Keep in mind my Ford leak lot fluid and it not pretty. 

It look ok and paint is fade.

What cause leak. Owner didn't tight bolt correct and alway sit all time never drove until I start beg him then decide give up so we fix now it run.

Then my mom's ******* cousin who demand this but lucky my mom is control will for my great grandma so we lucky got this.

I was surprise how bad. Now it run but lucky oil pressure still hold 45 psi at idle I use 5w30.


I talk to my friend who can get scrap steel he say he will look for steel like basher's tractor with homemade snowplow mount.


----------



## EaTmYtAiLpIpEs (Aug 23, 2007)

cool. i wish i knew someone who could get scrap steel for me. but mostly leaks are from sitting for periods of time or o-rings go or rams need rebuilds. but the biggest one is hoss leak.


----------



## Milwaukee (Dec 28, 2007)

EaTmYtAiLpIpEs;594369 said:


> cool. i wish i knew someone who could get scrap steel for me. but mostly leaks are from sitting for periods of time or o-rings go or rams need rebuilds. but the biggest one is hoss leak.


Wow I do not want pay for new hoses now. Lucky I bought replace hose for my case 222 last year cost $20 if I buy now it will be $50

How I can get steel you need know who is welder or mechanic at large equipments.


----------



## EaTmYtAiLpIpEs (Aug 23, 2007)

to get steel you can call a scrap yard they will have a lot of it. i know i did that once. and for a welder.
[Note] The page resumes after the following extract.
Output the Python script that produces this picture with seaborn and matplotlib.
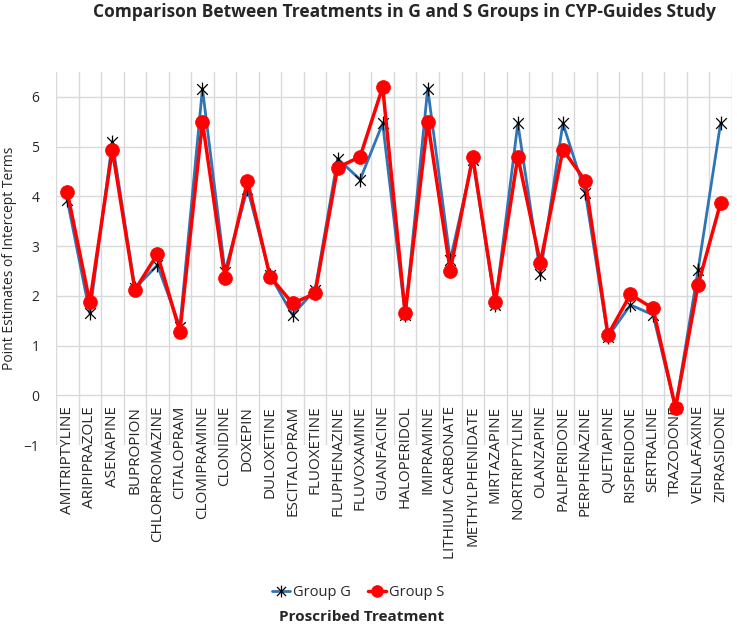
import numpy as np
import pandas as pd
import matplotlib as mpl
import matplotlib.pyplot as plt
from matplotlib.path import Path
import seaborn as sns

mpl.use('Agg')

treatments = ["AMITRIPTYLINE", "ARIPIPRAZOLE", "ASENAPINE", "BUPROPION", "CHLORPROMAZINE",
              "CITALOPRAM", "CLOMIPRAMINE", "CLONIDINE", "DOXEPIN", "DULOXETINE",
              "ESCITALOPRAM", "FLUOXETINE", "FLUPHENAZINE", "FLUVOXAMINE", "GUANFACINE",
              "HALOPERIDOL", "IMIPRAMINE", "LITHIUM CARBONATE", "METHYLPHENIDATE", "MIRTAZAPINE",
              "NORTRIPTYLINE", "OLANZAPINE", "PALIPERIDONE", "PERPHENAZINE", "QUETIAPINE",
              "RISPERIDONE", "SERTRALINE", "TRAZODONE", "VENLAFAXINE", "ZIPRASIDONE"]

group_g = [3.93, 1.65, 5.10, 2.15, 2.62, 1.38, 6.17, 2.49, 4.16, 2.42,
           1.62, 2.12, 4.76, 4.34, 5.47, 1.62, 6.17, 2.72, 4.74, 1.82,
           5.47, 2.45, 5.47, 4.06, 1.18, 1.82, 1.62, -0.25, 2.52, 5.47]

group_s = [4.09, 1.87, 4.94, 2.12, 2.84, 1.28, 5.50, 2.37, 4.31, 2.39,
           1.85, 2.05, 4.58, 4.80, 6.20, 1.65, 5.50, 2.51, 4.80, 1.87,
           4.80, 2.66, 4.94, 4.31, 1.22, 2.03, 1.75, -0.25, 2.22, 3.87]

y_ticks = [-1, 0, 1, 2, 3, 4, 5, 6]

sns.set_style("white")
plt.rcParams['font.family'] = ['Open Sans', 'DejaVu Sans']

df = pd.DataFrame({"treatment": treatments, "G": group_g, "S": group_s})

# Excel-style "star" marker: an X with a vertical bar through it
star = Path([(-1, -1), (1, 1), (-1, 1), (1, -1), (0, -1.3), (0, 1.3)],
            [Path.MOVETO, Path.LINETO, Path.MOVETO, Path.LINETO, Path.MOVETO, Path.LINETO])

fig = plt.figure(figsize=(7.37, 6.27), dpi=100)
ax = fig.add_axes([0.076, 0.290, 0.917, 0.595])

sns.lineplot(data=df, x="treatment", y="G", ax=ax, sort=False, color="#2E75B6", lw=2,
             marker=star, markersize=10, mec="black", mew=0.9, mfc="none",
             label="Group G", zorder=3)
sns.lineplot(data=df, x="treatment", y="S", ax=ax, sort=False, color="#FF0000", lw=2.5,
             marker="o", markersize=10, mec="#FF0000", mew=0.5, mfc="#FF0000",
             label="Group S", zorder=4)

ax.set_xlim(-0.5, len(treatments) - 0.5)
ax.set_ylim(-1, 6.5)
ax.set_yticks(y_ticks)
ax.set_xticks(range(len(treatments)))
ax.set_xticklabels([])
ax.set_xticks(np.arange(-0.5, len(treatments), 1), minor=True)
ax.tick_params(axis='both', which='both', length=0)
ax.tick_params(axis='y', labelsize=10, pad=12)
ax.grid(axis='y', which='major', color='#D9D9D9', lw=1)
ax.grid(axis='x', which='minor', color='#D9D9D9', lw=1)
ax.set_axisbelow(True)
for sp in ax.spines.values():
    sp.set_visible(False)

# category labels hang just under the zero line, like Excel does
for i, name in enumerate(treatments):
    ax.annotate(name, xy=(i, 0), xytext=(0, -7.5), textcoords='offset points',
                rotation=90, ha='center', va='top', fontsize=11,
                annotation_clip=False, zorder=2,
                bbox=dict(boxstyle='square,pad=0.05', fc='white', ec='none'))

ax.set_xlabel("")
ax.set_ylabel("Point Estimates of Intercept Terms", fontsize=10)
ax.yaxis.set_label_coords(-0.058, 0.5)

ax.legend(loc='center', bbox_to_anchor=(0.447, -0.394), ncol=2, frameon=False,
          fontsize=10.5, handlelength=1.2, columnspacing=1.2, handletextpad=0.2,
          markerscale=0.85)

fig.text(0.549, 0.981, "Comparison Between Treatments in G and S Groups in CYP-Guides Study",
         ha='center', va='center', fontsize=12.5, fontweight='bold')
fig.text(0.49, 1 - 617 / 627, "Proscribed Treatment", ha='center', va='center',
         fontsize=11, fontweight='bold')

fig.savefig("out.png", dpi=100)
I know I know somebody who owns a welding school. and if i need anything i need welded and i dont want to do it or it needs to be stick welded i give it to them and he gives it to the students to do for a grade. I also know somebody who makes dirt modified chassis and he does aluminum welding work for me.


----------



## Milwaukee (Dec 28, 2007)

Well that good.

My shop teacher teach weld class too. I can ask for any steel he can get one.

This is from B&B he say he found someone on internet. Is this look overbuilt? I was shock when saw mount it look like it can ram stump without bent mount.


----------



## EaTmYtAiLpIpEs (Aug 23, 2007)

wow that is cool. it is like a truck plow.


----------



## Milwaukee (Dec 28, 2007)

I do think that plow came from jeep or small truck.


Plus I have meyer 7'6 so I thought I could use on my tractor.

What steel you think 1/4" is ok?


----------



## B&B (Nov 4, 2006)

Milwaukee;595200 said:


> I do think that plow came from jeep or small truck.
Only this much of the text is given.